After consecutive 1,100 yard-plus seasons, Tasker’s productivity dimmed due his injury time and he finished the regular season with 406 yards on 36 catches, 10 of them coming in the final two games, for 114 yards.

In the Eastern Final, he caught three balls for 32 yards, but fumbled after one of those catches, an occurrence that seemed a bit jarring, since Tasker is known to be one of the better ball protectors in the league.

Perhaps he was still playing his way back to his old self. He was, after all playing a little catch up.

“When you have an injury-free season, by the end of the season, it’s just so second nature,” Tasker said. “You’re just playing. Battling all these injuries, it did take me some time to to sort of get back and feel good. And now I really do.”
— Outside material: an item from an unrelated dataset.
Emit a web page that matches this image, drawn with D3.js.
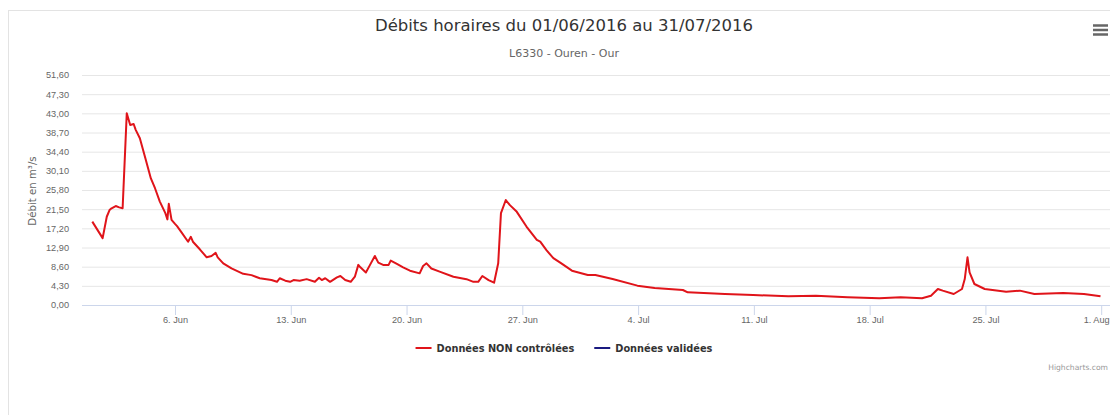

As Grey Cup Sunday approaches, almost unbelievably, Luke Tasker might be a bit of an after-thought for some, his injury-shortened season being eclipsed by the MOP campaign of Brandon Banks, and the continued emergence of Bralon Addison, as well as top drawer play by the likes of receivers Jaelon Acklin, and Marcus Tucker.

“I’m just happy to be back when it matters most.”

Luke Tasker

Tasker battled injuries throughout the 2019 season but was back for his team’s Grey Cup run (Dave Chidley/CFL.ca)

But when a guy like Luke Tasker is ready to go, you make room for him, and get him involved so that he can be ready for the biggest game of the year. And that is what Hamilton coach Orlondo Steinauer decided to do.

“We saw it in practice,” said Steinauer, referring to flashes of the player that Tasker has been.

“We wanted him to play a couple of games there towards the end of the year, to see if we he was back to the Luke that we know and we feel like that’s where he’s at right now that’s why he’s in the lineup.”

An already very talented Ticats’ receiving corps gets an enormous boost with Tasker being back and able to do Luke Tasker things.

“He’s the ultimate football player,” said Evans, of the importance of having the native of East Aurora, New York back in top shape. “There’s not one thing on the field he can’t do.”

“In the huddle, it’s like having another quarterback, honestly.”

So the four-time East All-Star and one-time CFL All-Star is ready to do his part to try to exorcise the other frustrations that have cropped up during his time in Hamilton.

The Ticats lost the Grey Cup in 2013, to Saskatchewan. “Everything went wrong,” Tasker said.

In 2014, Hamilton fell in the title game, again, when a punt return touchdown by Banks was brought back on an illegal block call.

A year later, Ottawa beat the Ticats when quarterback Henry Burris fired a bomb down the sideline to receiver Greg Ellingson, a 93-yard touchdown sending the REDBLACKS to the Grey Cup Game with that dagger in the dying moments. “A real, real tough, tough game to lose,” said Tasker.

“A handful of guys have been here for all of that,” lamented Tasker, thinking of the likes of Banks, defensive lineman Ted Laurent, and linebacker Simoni Lawrence, to name a few. “So that energy of being hungry and being focused, I think, has transcended the whole team.”

“We are hungry for it. And we also have held ourselves to what we consider a championship standard the whole season.”

A season that, for Tasker, had been like swimming against the current.

But now, in gear for Grey Cup Sunday, Tasker knows that the injury frustrations he’s dealt with this season won’t mean much, if anything at all.

“Who cares at that point, you know?” he said.

“If the goal that we’ve had from day one is accomplished, then all the hardship and the in-between is just part of the story, part of the journey.”